East of Kirkjubæjarklaustur, the Ring Road enters a long, townless stretch in the shadow of Vatnajökull, the largest icecap between the Arctic and Antarctic circles. South of Vatnajökull is a stupendously bleak glacial flood plain called Skeiðarársandur, or just "The Sandur." The main regional attraction is Skaftafell National Park, a popular hiking area bordering Vatnajökull. Most of Skaftafell's day hikes are on scrubby grassland, amid a panoramic theater of spiky mountains and glistening ice.
The Glacier Mystique
Those who have never seen a jökull (glacier) can find it hard to understand why these huge, dirty sheets of ice arouse so much interest.

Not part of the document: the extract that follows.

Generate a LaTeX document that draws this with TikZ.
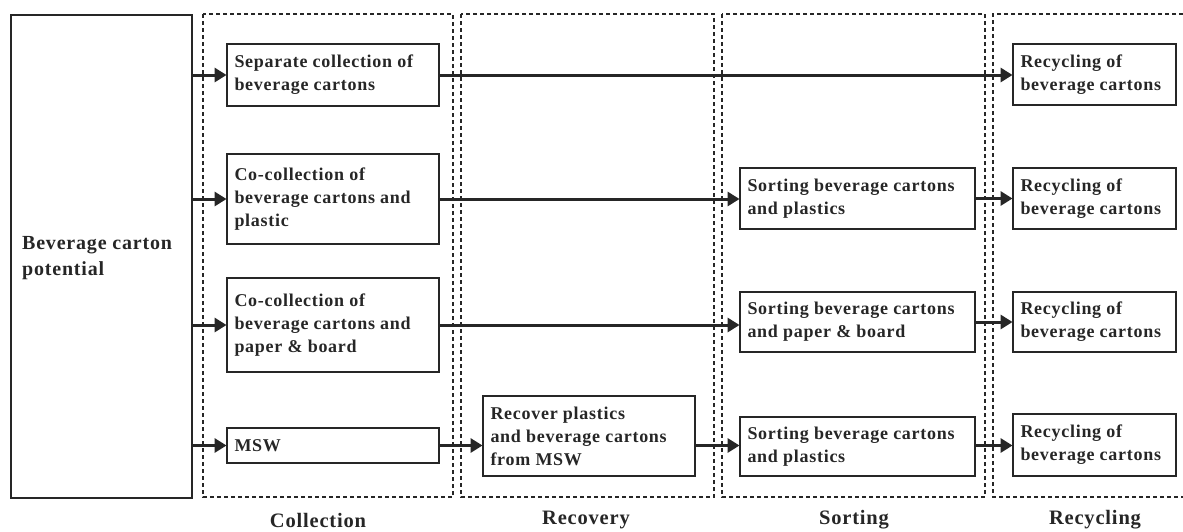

Part of the appeal is sheer magnitude, but the destructive power of glaciers also inspires respect. Only 10% of Iceland's land mass is covered in glaciers, but 60% of its volcanic eruptions occur beneath them, often causing catastrophic floods. In Icelandic folklore, someone traveling over a glacier might plunge into a hidden crevasse, only to be heard singing hymns from the same spot for decades. But size and might are only part of the glacier mystique. Like an organism, its bodily matter replaces itself over time. Vatnajökull's oldest ice was formed around 1200, but rock, sediment, and human victims also churn through its messy digestive system. Stray airplane parts or ski poles from decades or centuries past often pop out from the glacier's edge. Glaciers also provide endless aesthetic variety. The same glacier can appear pink or white at a distance, brown- and black-streaked on nearer inspection, and a more translucent blue up close. Evidence suggests that glaciers aren't losing their hold on the Icelandic imagination: over 150 living Icelandic men are named Jökull.